Jeremy Dutcher | Credit: Matt Barnes

Dutcher reports having been able, growing up in New Brunswick, to “express the beautiful gift of being an outsider, a queer one, where we were so often the expressive ones, the ones that put on the shows. I used to clear all the things from in front of the fireplace and use it as my stage. I’d give hour-long concerts to anyone that would listen. The gayest little soul that ever did live! A big reason I got into opera and music in the first place was through theater, and I got into theater because I thought it was the only thing a little gay kid could do in New Brunswick. It was a shelter for me, and it was okay.”
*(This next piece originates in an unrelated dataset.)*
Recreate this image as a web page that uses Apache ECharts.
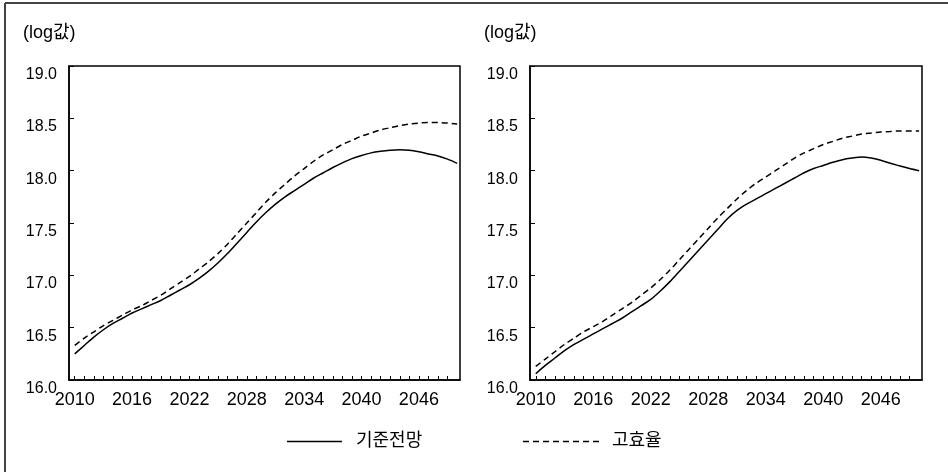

In performances before a growing global audience, Dutcher insists that, “I want to celebrate, to wear things that represent my identity, both from an indigenous standpoint and from an LGBT standpoint, because for me, those aren’t separate identities. For a long time, we thought we needed to be wearing fringe or buckskin, or something that America or Canada thinks Indians are. But in this moment, we’re taking that back and saying, ‘no-no-no, we decide how we present!’ For example, at the Junos, I wore this six-foot-long cape, on the inside of which is written, in our syllabic language, ‘We will succeed!’” Under the cape, Dutcher sported a revealing bodysuit.

His appearance on the weekend of the San Francisco Pride Festival is, he clarifies “a very happy accident” of scheduling. “These festivals are special places of gathering,” he points out, and with a chuckle, ponders joining the fun beyond the Yerba Buena Gardens. “But I think I might need to bring some even more exotic looks, to really stun that crowd!”